Alternatively, local surcharges could be imposed, effectively meaning that the benefit to Southport residents of burying the power lines will be amortized by them over time. While that might seem appropriate, it is worth noting that the high-voltage lines won’t merely provide power to Southport. The implication is that Southport residents would be subsidizing downstream utility users to avoid the harm done to their properties. That, too, might strike some as unfair.

So, what do power lines tell us about economics and community? 

First, easy solutions to externalities are often elusive, but not for the reasons commonly believed.

Second, genuine understanding requires an appreciation of complexity. 

Finding solutions to power transmission is difficult. But contrary to much conventional wisdom that is not because of nefarious actors. The challenge is not posed by ‘evil utilities’ bent on profits. Nor is it due to selfish homeowners, who want to gobble up cheap electricity while avoiding its true costs. 

No, incivility is not the crux of the problem. Rather, the challenge can only be understood with an acceptance of a fundamental complexity—namely, the fact that our economic, communal, and political selves are intertwined. If life were only as simple as Adam Smith postulated in a world of independent, atomistic agents readily engaged in self-interest, then the invisible hand would happily foster the common good. 

But things are messier. Our lives and actions are interdependent. Externalities happen. 
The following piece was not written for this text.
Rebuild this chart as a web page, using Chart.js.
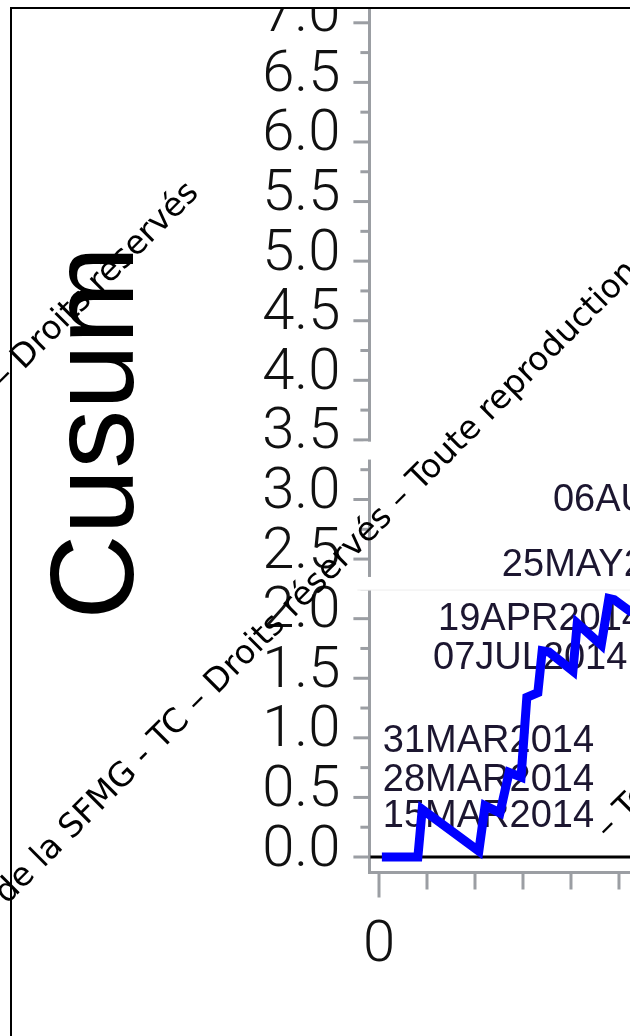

That means that easy answers are mostly wrong. We blame bad people for bad outcomes when, instead, those sub-optimal outcomes are inherent in a world where interdependence is the norm. If we do not recognize complexity, then we are too quick to blame, too unwilling to negotiate, coordinate, and cooperate. 

We can do better.

Power lines may be mundane. Until they are not. And in their own peculiar way, they offer useful lessons for understanding the unavoidable, yet fascinating, complexity that surrounds us.